With mony brydde3 vnblyþe vpon bare twyges,
Þat pitosly þer piped for pyne of þe colde.
[Many mournful birds upon their bare branches, piping pathetically there, in pain from the cold: ll.746-77]
This describes the hardships that Gawain faced in his journey to find the Green Knight; a journey which takes him past the isle of Anglesey and Holy Head where I was born. The thin reedy ‘pi’ sounds convey the bitter cold and high pitched twittering of the shivering birds.
Chalkwhyt chymnees þer ches he inno3e
Vpon bastel roue3, þat blenked ful quyte;
So mony pynakle payntet wat3 poudred ayquere,
Among þe castel carnele3 clambred so þik,
Þat pared out of papure purely hit semed.
[He perceived there many chimneys as pale as chalk
Gleaming whitely upon the tower roofs
So many painted pinnacles were scattered everywhere
Clustering so thickly amongst the embrasures of the castle
That it looked just as if were cut out of paper: ll.798-802]

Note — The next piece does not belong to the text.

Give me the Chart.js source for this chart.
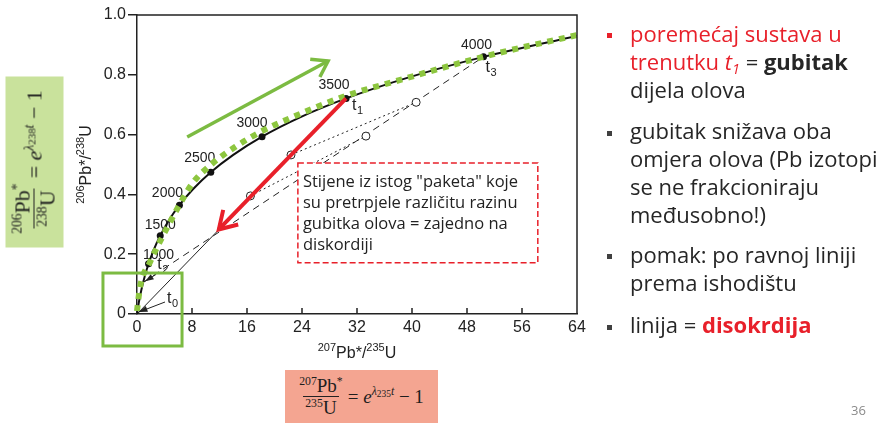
<!DOCTYPE html>
<html>
<head>
<meta charset="utf-8">
<script src="https://cdn.jsdelivr.net/npm/chart.js@4.4.0/dist/chart.umd.min.js"></script>
<style>
  body { margin: 0; background: #fff; width: 892px; height: 425px; overflow: hidden; position: relative; font-family: 'Open Sans', sans-serif; }
  #plot { position: absolute; left: 0; top: 0; }
  .ln { position: absolute; left: 630px; font-size: 22px; line-height: 28px; color: #262626; white-space: nowrap; }
  .ln sub { font-size: 0.65em; line-height: 0; vertical-align: -0.25em; }
  .sq { position: absolute; left: 607px; width: 5px; height: 5px; background: #404040; }
  .red { color: #e8202a; }
  #page { position: absolute; left: 851px; top: 401px; font-size: 13px; color: #8a8a8a; }
  .formula { position: absolute; display: flex; align-items: center; justify-content: center; font-family: 'Liberation Serif', 'DejaVu Serif', serif; color: #1e1e1e; }
  .frac { display: inline-flex; flex-direction: column; align-items: center; line-height: 1.05; margin-right: 5px; }
  .frac .den { border-top: 1px solid #222; padding: 1px 2px 0; }
  .up { font-size: 0.62em; vertical-align: 0.6em; line-height: 0; }
  .lo { font-size: 0.8em; vertical-align: -0.2em; line-height: 0; }
  #fBottom { left: 285px; top: 370px; width: 153px; height: 53px; background: #f4a591; font-size: 19px; }
  #fLeft { left: -51px; top: 133px; width: 171px; height: 58px; background: #c9e29c; font-size: 22px; transform: rotate(-90deg); }
</style>
</head>
<body>
<canvas id="plot" width="892" height="425"></canvas>

<div id="fLeft" class="formula">
  <span class="frac"><span><span class="up">206</span>Pb<span class="up">*</span></span><span class="den"><span class="up">238</span>U</span></span>
  <span>= <i>e</i><span class="up"><i>λ</i><span class="lo">238</span><i>t</i></span> − 1</span>
</div>
<div id="fBottom" class="formula">
  <span class="frac"><span><span class="up">207</span>Pb<span class="up">*</span></span><span class="den"><span class="up">235</span>U</span></span>
  <span>= <i>e</i><span class="up"><i>λ</i><span class="lo">235</span><i>t</i></span> − 1</span>
</div>

<div class="sq" style="top:33px;background:#e8202a"></div>
<div class="ln red" style="top:19px">poremećaj sustava u</div>
<div class="ln" style="top:47px"><span class="red">trenutku <i>t<sub>1</sub></i></span> = <b>gubitak</b></div>
<div class="ln" style="top:75px">dijela olova</div>
<div class="sq" style="top:131px"></div>
<div class="ln" style="top:116px">gubitak snižava oba</div>
<div class="ln" style="top:144px">omjera olova (Pb izotopi</div>
<div class="ln" style="top:172px">se ne frakcioniraju</div>
<div class="ln" style="top:200px">međusobno!)</div>
<div class="sq" style="top:254px"></div>
<div class="ln" style="top:240px">pomak: po ravnoj liniji</div>
<div class="ln" style="top:268px">prema ishodištu</div>
<div class="sq" style="top:325px"></div>
<div class="ln" style="top:310px">linija = <b class="red">disokrdija</b></div>
<div id="page">36</div>

<script>
// ---------- axis ticks ----------
const xTicks = [0, 8, 16, 24, 32, 40, 48, 56, 64];
const yTicks = [0, 0.2, 0.4, 0.6, 0.8, 1.0];

// ---------- concordia: 207Pb*/235U (x) vs 206Pb*/238U (y), every 250 Ma ----------
const concordiaAge = [0, 250, 500, 750, 1000, 1250, 1500, 1750, 2000, 2250, 2500, 2750, 3000, 3250, 3500, 3750, 4000, 4238];
const concordiaX   = [0, 0.28, 0.64, 1.09, 1.68, 2.42, 3.38, 4.60, 6.17, 8.17, 10.73, 14.0, 18.19, 23.55, 30.41, 39.18, 50.40, 64];
const concordiaY   = [0, 0.040, 0.081, 0.123, 0.168, 0.214, 0.262, 0.312, 0.364, 0.418, 0.474, 0.532, 0.593, 0.656, 0.721, 0.789, 0.860, 0.930];
const markedAges   = [1000, 1500, 2000, 2500, 3000, 3500, 4000];

// lower intercept of the t3 discordia (t2)
const t2Ratio = [0.9, 0.106];

// partly degassed samples (open circles)
const sampleX = [16.5, 22.4, 33.3, 40.6];
const sampleY = [0.395, 0.532, 0.595, 0.708];

// highlighted concordia (green dotted)
const greenX = [0, 0.44, 1.9, 3.6, 6.0, 8.1, 10.9, 14.3, 18.2, 23.0, 30.3, 38.3, 50.3, 64];
const greenY = [0.01, 0.09, 0.174, 0.254, 0.358, 0.438, 0.502, 0.559, 0.612, 0.662, 0.729, 0.783, 0.86, 0.933];

// red arrow end (down the discordia) and green arrow (up the concordia)
const redArrowEnd  = [11.9, 0.283];
const greenArrowX  = [7.3, 27.8];
const greenArrowY  = [0.592, 0.846];

// boxes, in axis units
const greenBoxX = [-4.95, 6.55];
const greenBoxY = [-0.107, 0.137];
const noteBoxX  = [23.4, 58.3];
const noteBoxY  = [0.171, 0.505];
const noteLines = ['Stijene iz istog "paketa" koje', 'su pretrpjele različitu razinu', 'gubitka olova = zajedno na', 'diskordiji'];

// ---------- layout-only offsets (px) ----------
const ageLabelShift = [[10, -9], [0, -11], [-12, -12], [-11, -14], [-10, -14], [-12, -13], [-7, -12]];

const RED = '#e8202a';
const GREEN = '#7cbb42';
const INK = '#222';
const FONT = '"Liberation Sans", Arial, sans-serif';

const ageIdx = a => concordiaAge.indexOf(a);
const zip = (xs, ys) => xs.map((x, i) => ({ x, y: ys[i] }));
const at = a => ({ x: concordiaX[ageIdx(a)], y: concordiaY[ageIdx(a)] });
const samples = zip(sampleX, sampleY);
const t0 = { x: 0, y: 0 };
const t1 = at(3500);
const t3 = at(4000);
const t2 = { x: t2Ratio[0], y: t2Ratio[1] };

function arrowHead(g, x0, y0, x1, y1, len, spread, filled) {
  const a = Math.atan2(y1 - y0, x1 - x0);
  g.beginPath();
  g.moveTo(x1 - len * Math.cos(a - spread), y1 - len * Math.sin(a - spread));
  g.lineTo(x1, y1);
  g.lineTo(x1 - len * Math.cos(a + spread), y1 - len * Math.sin(a + spread));
  if (filled) { g.closePath(); g.fill(); } else g.stroke();
}

// text with superscripts, centred on (cx, cy)
function supText(g, parts, cx, cy, size) {
  const big = size + 'px ' + FONT, small = Math.round(size * 0.68) + 'px ' + FONT;
  let w = 0;
  parts.forEach(p => { g.font = p.sup ? small : big; w += g.measureText(p.t).width; });
  let x = cx - w / 2;
  g.textAlign = 'left';
  g.textBaseline = 'middle';
  parts.forEach(p => {
    g.font = p.sup ? small : big;
    g.fillText(p.t, x, p.sup ? cy - size * 0.38 : cy);
    x += g.measureText(p.t).width;
  });
}

function tLabel(g, sub, px, py) {
  g.textAlign = 'left';
  g.textBaseline = 'alphabetic';
  g.font = '16px ' + FONT;
  g.fillText('t', px, py);
  const w = g.measureText('t').width;
  g.font = '11px ' + FONT;
  g.fillText(sub, px + w + 0.5, py + 4);
}

const decor = {
  id: 'decor',
  beforeDatasetsDraw(chart) {
    const { ctx: g, scales: { x, y } } = chart;
    g.save();
    g.fillStyle = INK;
    g.font = '14px ' + FONT;
    g.textAlign = 'center';
    g.textBaseline = 'middle';
    markedAges.forEach((a, i) => {
      const p = at(a);
      g.fillText(String(a), x.getPixelForValue(p.x) + ageLabelShift[i][0], y.getPixelForValue(p.y) + ageLabelShift[i][1]);
    });
    g.restore();
  },
  afterDatasetsDraw(chart) {
    const { ctx: g, chartArea: ca, scales: { x, y } } = chart;
    const X = v => x.getPixelForValue(v), Y = v => y.getPixelForValue(v);
    g.save();

    // frame + inward x ticks
    g.strokeStyle = INK;
    g.lineWidth = 1.5;
    g.beginPath();
    g.moveTo(ca.left, ca.top);
    g.lineTo(ca.right, ca.top);
    g.lineTo(ca.right, ca.bottom);
    xTicks.slice(1, -1).forEach(v => { g.moveTo(X(v), ca.bottom); g.lineTo(X(v), ca.bottom - 6); });
    g.stroke();

    // red arrow head
    g.strokeStyle = RED;
    g.lineWidth = 4;
    g.lineJoin = 'miter';
    arrowHead(g, X(t1.x), Y(t1.y), X(redArrowEnd[0]), Y(redArrowEnd[1]), 20, 0.55, false);

    // green arrow head
    g.strokeStyle = GREEN;
    g.lineWidth = 3.5;
    arrowHead(g, X(greenArrowX[0]), Y(greenArrowY[0]), X(greenArrowX[1]), Y(greenArrowY[1]), 18, 0.6, false);

    // t labels and pointers
    g.fillStyle = INK;
    g.strokeStyle = INK;
    g.lineWidth = 1;
    tLabel(g, '1', X(t1.x) + 6, Y(t1.y) + 12);
    tLabel(g, '3', X(t3.x) + 2, Y(t3.y) + 15);
    tLabel(g, '2', X(t2.x) + 14, Y(t2.y) - 13);
    tLabel(g, '0', X(t0.x) + 30, Y(t0.y) - 11);
    [[t2, 13, -8, 2, -1], [t0, 28, -12, 2, -2]].forEach(([p, tx, ty, hx, hy]) => {
      const x0 = X(p.x) + tx, y0 = Y(p.y) + ty, x1 = X(p.x) + hx, y1 = Y(p.y) + hy;
      g.beginPath(); g.moveTo(x0, y0); g.lineTo(x1, y1); g.stroke();
      arrowHead(g, x0, y0, x1, y1, 9, 0.35, true);
    });

    // note box
    const bx = X(noteBoxX[0]), by = Y(noteBoxY[1]), bw = X(noteBoxX[1]) - bx, bh = Y(noteBoxY[0]) - by;
    g.fillStyle = '#fff';
    g.fillRect(bx, by, bw, bh);
    g.setLineDash([6, 3]);
    g.strokeStyle = RED;
    g.lineWidth = 1.5;
    g.strokeRect(bx, by, bw, bh);
    g.setLineDash([]);
    g.fillStyle = INK;
    g.font = '16.5px "Open Sans", sans-serif';
    g.textAlign = 'left';
    g.textBaseline = 'middle';
    noteLines.forEach((s, i) => g.fillText(s, bx + 5, by + 19 + i * 21));

    // green frame around the origin
    g.strokeStyle = GREEN;
    g.lineWidth = 3;
    g.strokeRect(X(greenBoxX[0]), Y(greenBoxY[1]), X(greenBoxX[1]) - X(greenBoxX[0]), Y(greenBoxY[0]) - Y(greenBoxY[1]));
    g.restore();
  },
  afterDraw(chart) {
    const { ctx: g, chartArea: ca } = chart;
    g.save();
    g.fillStyle = INK;
    supText(g, [{ t: '207', sup: true }, { t: 'Pb*/' }, { t: '235', sup: true }, { t: 'U' }], (ca.left + ca.right) / 2, 354, 16);
    g.translate(87, (ca.top + ca.bottom) / 2);
    g.rotate(-Math.PI / 2);
    supText(g, [{ t: '206', sup: true }, { t: 'Pb*/' }, { t: '238', sup: true }, { t: 'U' }], 0, 0, 16);
    g.restore();
  }
};

const line = (data, color, width, extra) => Object.assign({
  data, showLine: true, borderColor: color, borderWidth: width, pointRadius: 0, fill: false
}, extra);

new Chart(document.getElementById('plot'), {
  type: 'scatter',
  data: {
    datasets: [
      line([t1, { x: redArrowEnd[0], y: redArrowEnd[1] }], RED, 4, { order: 0 }),
      line(zip(greenArrowX, greenArrowY), GREEN, 3.5, { order: 1, clip: false }),
      line(zip(greenX, greenY), '#8dc63f', 6, { order: 2, clip: false, borderDash: [6, 6], cubicInterpolationMode: 'monotone' }),
      { data: samples, order: 3, pointRadius: 4, pointBackgroundColor: '#fff', pointBorderColor: INK, pointBorderWidth: 1 },
      { data: markedAges.map(at), order: 4, pointRadius: 3.5, pointBackgroundColor: '#111', pointBorderWidth: 0 },
      line(zip(concordiaX, concordiaY), '#111', 2, { order: 5, cubicInterpolationMode: 'monotone' }),
      line([t0, t1], INK, 1, { order: 6 }),
      line([t2, t3], INK, 1, { order: 7, borderDash: [7, 5] }),
      line([samples[0], samples[2]], INK, 1, { order: 8, borderDash: [2, 3] }),
      line([samples[1], samples[3]], INK, 1, { order: 8, borderDash: [2, 3] })
    ]
  },
  options: {
    responsive: false,
    animation: false,
    events: [],
    layout: { padding: { left: 0, right: 315, top: 15, bottom: 0 } },
    plugins: { legend: { display: false }, tooltip: { enabled: false } },
    scales: {
      x: {
        type: 'linear', min: 0, max: 64,
        afterFit(s) { s.height = 111; },
        afterBuildTicks(s) { s.ticks = xTicks.map(v => ({ value: v })); },
        ticks: { font: { family: FONT, size: 16 }, color: INK, padding: 4, maxRotation: 0 },
        grid: { drawOnChartArea: false, drawTicks: false },
        border: { color: INK, width: 1.5 }
      },
      y: {
        min: 0, max: 1,
        afterFit(s) { s.width = 137; },
        afterBuildTicks(s) { s.ticks = yTicks.map(v => ({ value: v })); },
        ticks: { font: { family: FONT, size: 16 }, color: INK, padding: 2, callback: v => v === 0 ? '0' : v.toFixed(1) },
        grid: { drawOnChartArea: false, tickLength: 9, color: INK, lineWidth: 1.5 },
        border: { color: INK, width: 1.5 }
      }
    }
  },
  plugins: [decor]
});
</script>
</body>
</html>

This is Gawain’s first sight of the Lord’s castle. It describes the intricate detail of the building which is an imposing fortress, but also pure white with many modern and delicate architectural features. It conveys its mirage-like quality for Gawain, who, after his long journey, isn’t sure if the castle is real, or merely a flimsy vision.
The other form of word-wrangling involved in alliterative verse is the use of kennings. Kennings are cunning little metaphoric phrases that describe something by linking two of its attributes together. They are very common in alliterative verse, especially in Anglo Saxon, Celtic, and Norse literature, where common kennings became traditional fixed formulas. They are like mini riddles and often contain allusions to myths.
In Beowulf the sea is described as the whale-road, which captures the vastness of the sea, as well as the desire to travel and navigate across this expansive road. Other kennings include:
breaker of trees = the wind
raven-harvest = corpse
slaughter dew = blood
My personal favourite has to be ONION OF WAR to mean a sword! Hmmm – how are swords like onions….they both sting if you cut yourself with them? If anyone could explain the reasoning behind this, or a source for it, I would be a gift-giver of gratefulness.
Anyway, my next speech for the Oxford Speakers Club focuses on choosing the right words, which is exactly what alliterative verse is about; tapping into the texture and sounds of language. Alliterative verse originated as an oral verse form, so the linking of letters and use of common kennings is supposed to be memorable and flexible for the performer to retell. Using the rhythmic repetition of consonants is also said to mirror the natural stresses and patterns of speech more freely than other verse forms structured by rhyme and meter. I’ve decided to put this to the test and give my next speech in the form of an alliterative verse about running the Town and Gown 10k; it was a suitably epic endeavour to deserve description in an heroic verse form – I’ll let you know how I get on!